Plotting code records
• • •

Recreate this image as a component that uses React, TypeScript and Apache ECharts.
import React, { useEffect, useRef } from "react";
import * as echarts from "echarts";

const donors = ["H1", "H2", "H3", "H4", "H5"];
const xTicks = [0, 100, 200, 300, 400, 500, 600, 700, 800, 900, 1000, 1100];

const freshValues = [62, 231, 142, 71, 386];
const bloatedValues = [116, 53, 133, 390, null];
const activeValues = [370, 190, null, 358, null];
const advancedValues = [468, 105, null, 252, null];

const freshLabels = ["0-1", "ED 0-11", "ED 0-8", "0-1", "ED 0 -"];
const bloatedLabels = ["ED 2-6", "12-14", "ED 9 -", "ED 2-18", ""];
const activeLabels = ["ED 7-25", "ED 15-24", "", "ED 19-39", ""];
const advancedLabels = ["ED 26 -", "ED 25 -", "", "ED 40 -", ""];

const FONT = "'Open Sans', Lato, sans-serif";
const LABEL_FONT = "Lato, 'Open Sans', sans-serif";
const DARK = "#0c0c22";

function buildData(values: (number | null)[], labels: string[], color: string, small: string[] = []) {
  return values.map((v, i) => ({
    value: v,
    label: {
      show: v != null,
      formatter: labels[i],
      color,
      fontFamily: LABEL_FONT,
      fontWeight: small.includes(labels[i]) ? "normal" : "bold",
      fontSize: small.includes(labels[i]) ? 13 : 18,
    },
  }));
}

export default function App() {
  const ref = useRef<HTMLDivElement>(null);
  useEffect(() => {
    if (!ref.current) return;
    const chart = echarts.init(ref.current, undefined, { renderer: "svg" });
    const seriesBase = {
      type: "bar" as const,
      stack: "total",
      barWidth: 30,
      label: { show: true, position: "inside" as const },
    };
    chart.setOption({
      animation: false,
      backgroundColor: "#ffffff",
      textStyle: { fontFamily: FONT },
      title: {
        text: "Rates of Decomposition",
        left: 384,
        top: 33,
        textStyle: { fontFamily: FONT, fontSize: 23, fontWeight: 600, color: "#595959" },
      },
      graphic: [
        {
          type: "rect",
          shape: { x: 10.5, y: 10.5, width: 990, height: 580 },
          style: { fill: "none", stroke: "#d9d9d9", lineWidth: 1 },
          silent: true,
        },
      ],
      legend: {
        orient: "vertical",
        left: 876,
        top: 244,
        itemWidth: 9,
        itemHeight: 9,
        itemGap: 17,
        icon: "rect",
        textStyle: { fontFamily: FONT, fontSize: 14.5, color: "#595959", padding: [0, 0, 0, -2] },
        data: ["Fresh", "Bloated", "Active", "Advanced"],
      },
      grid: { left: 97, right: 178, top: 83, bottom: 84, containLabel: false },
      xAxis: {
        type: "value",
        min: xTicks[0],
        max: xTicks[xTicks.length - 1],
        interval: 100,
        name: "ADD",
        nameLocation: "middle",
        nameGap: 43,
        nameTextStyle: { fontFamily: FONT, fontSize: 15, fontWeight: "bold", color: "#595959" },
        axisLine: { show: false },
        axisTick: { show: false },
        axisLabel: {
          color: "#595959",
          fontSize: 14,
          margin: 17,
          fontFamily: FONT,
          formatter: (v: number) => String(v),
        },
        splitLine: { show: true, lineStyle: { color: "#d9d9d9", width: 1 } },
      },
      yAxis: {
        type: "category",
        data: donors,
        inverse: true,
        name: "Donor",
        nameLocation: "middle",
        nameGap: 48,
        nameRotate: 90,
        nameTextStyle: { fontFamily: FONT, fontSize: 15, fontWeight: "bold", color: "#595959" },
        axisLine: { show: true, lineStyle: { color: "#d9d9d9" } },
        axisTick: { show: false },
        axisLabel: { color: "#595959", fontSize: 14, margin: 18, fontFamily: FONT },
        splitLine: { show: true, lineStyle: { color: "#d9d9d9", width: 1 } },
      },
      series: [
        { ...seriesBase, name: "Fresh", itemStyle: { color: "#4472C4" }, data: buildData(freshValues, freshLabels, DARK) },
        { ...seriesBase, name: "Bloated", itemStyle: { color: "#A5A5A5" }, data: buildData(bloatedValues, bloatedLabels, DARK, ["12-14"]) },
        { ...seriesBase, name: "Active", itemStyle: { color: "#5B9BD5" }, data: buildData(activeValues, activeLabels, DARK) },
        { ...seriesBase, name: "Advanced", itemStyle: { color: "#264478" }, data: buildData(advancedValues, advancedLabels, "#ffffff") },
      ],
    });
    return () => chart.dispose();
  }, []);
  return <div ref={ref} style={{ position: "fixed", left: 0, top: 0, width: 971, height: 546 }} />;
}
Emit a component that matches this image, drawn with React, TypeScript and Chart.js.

• • •

Exercise :: Write out every line of the records exactly.

Solution to the exercise ::
Recreate this image as a component that uses React, TypeScript and Apache ECharts.
import React, { useEffect, useRef } from "react";
import * as echarts from "echarts";

const donors = ["H1", "H2", "H3", "H4", "H5"];
const xTicks = [0, 100, 200, 300, 400, 500, 600, 700, 800, 900, 1000, 1100];

const freshValues = [62, 231, 142, 71, 386];
const bloatedValues = [116, 53, 133, 390, null];
const activeValues = [370, 190, null, 358, null];
const advancedValues = [468, 105, null, 252, null];

const freshLabels = ["0-1", "ED 0-11", "ED 0-8", "0-1", "ED 0 -"];
const bloatedLabels = ["ED 2-6", "12-14", "ED 9 -", "ED 2-18", ""];
const activeLabels = ["ED 7-25", "ED 15-24", "", "ED 19-39", ""];
const advancedLabels = ["ED 26 -", "ED 25 -", "", "ED 40 -", ""];

const FONT = "'Open Sans', Lato, sans-serif";
const LABEL_FONT = "Lato, 'Open Sans', sans-serif";
const DARK = "#0c0c22";

function buildData(values: (number | null)[], labels: string[], color: string, small: string[] = []) {
  return values.map((v, i) => ({
    value: v,
    label: {
      show: v != null,
      formatter: labels[i],
      color,
      fontFamily: LABEL_FONT,
      fontWeight: small.includes(labels[i]) ? "normal" : "bold",
      fontSize: small.includes(labels[i]) ? 13 : 18,
    },
  }));
}

export default function App() {
  const ref = useRef<HTMLDivElement>(null);
  useEffect(() => {
    if (!ref.current) return;
    const chart = echarts.init(ref.current, undefined, { renderer: "svg" });
    const seriesBase = {
      type: "bar" as const,
      stack: "total",
      barWidth: 30,
      label: { show: true, position: "inside" as const },
    };
    chart.setOption({
      animation: false,
      backgroundColor: "#ffffff",
      textStyle: { fontFamily: FONT },
      title: {
        text: "Rates of Decomposition",
        left: 384,
        top: 33,
        textStyle: { fontFamily: FONT, fontSize: 23, fontWeight: 600, color: "#595959" },
      },
      graphic: [
        {
          type: "rect",
          shape: { x: 10.5, y: 10.5, width: 990, height: 580 },
          style: { fill: "none", stroke: "#d9d9d9", lineWidth: 1 },
          silent: true,
        },
      ],
      legend: {
        orient: "vertical",
        left: 876,
        top: 244,
        itemWidth: 9,
        itemHeight: 9,
        itemGap: 17,
        icon: "rect",
        textStyle: { fontFamily: FONT, fontSize: 14.5, color: "#595959", padding: [0, 0, 0, -2] },
        data: ["Fresh", "Bloated", "Active", "Advanced"],
      },
      grid: { left: 97, right: 178, top: 83, bottom: 84, containLabel: false },
      xAxis: {
        type: "value",
        min: xTicks[0],
        max: xTicks[xTicks.length - 1],
        interval: 100,
        name: "ADD",
        nameLocation: "middle",
        nameGap: 43,
        nameTextStyle: { fontFamily: FONT, fontSize: 15, fontWeight: "bold", color: "#595959" },
        axisLine: { show: false },
        axisTick: { show: false },
        axisLabel: {
          color: "#595959",
          fontSize: 14,
          margin: 17,
          fontFamily: FONT,
          formatter: (v: number) => String(v),
        },
        splitLine: { show: true, lineStyle: { color: "#d9d9d9", width: 1 } },
      },
      yAxis: {
        type: "category",
        data: donors,
        inverse: true,
        name: "Donor",
        nameLocation: "middle",
        nameGap: 48,
        nameRotate: 90,
        nameTextStyle: { fontFamily: FONT, fontSize: 15, fontWeight: "bold", color: "#595959" },
        axisLine: { show: true, lineStyle: { color: "#d9d9d9" } },
        axisTick: { show: false },
        axisLabel: { color: "#595959", fontSize: 14, margin: 18, fontFamily: FONT },
        splitLine: { show: true, lineStyle: { color: "#d9d9d9", width: 1 } },
      },
      series: [
        { ...seriesBase, name: "Fresh", itemStyle: { color: "#4472C4" }, data: buildData(freshValues, freshLabels, DARK) },
        { ...seriesBase, name: "Bloated", itemStyle: { color: "#A5A5A5" }, data: buildData(bloatedValues, bloatedLabels, DARK, ["12-14"]) },
        { ...seriesBase, name: "Active", itemStyle: { color: "#5B9BD5" }, data: buildData(activeValues, activeLabels, DARK) },
        { ...seriesBase, name: "Advanced", itemStyle: { color: "#264478" }, data: buildData(advancedValues, advancedLabels, "#ffffff") },
      ],
    });
    return () => chart.dispose();
  }, []);
  return <div ref={ref} style={{ position: "fixed", left: 0, top: 0, width: 971, height: 546 }} />;
}
Emit a component that matches this image, drawn with React, TypeScript and Chart.js.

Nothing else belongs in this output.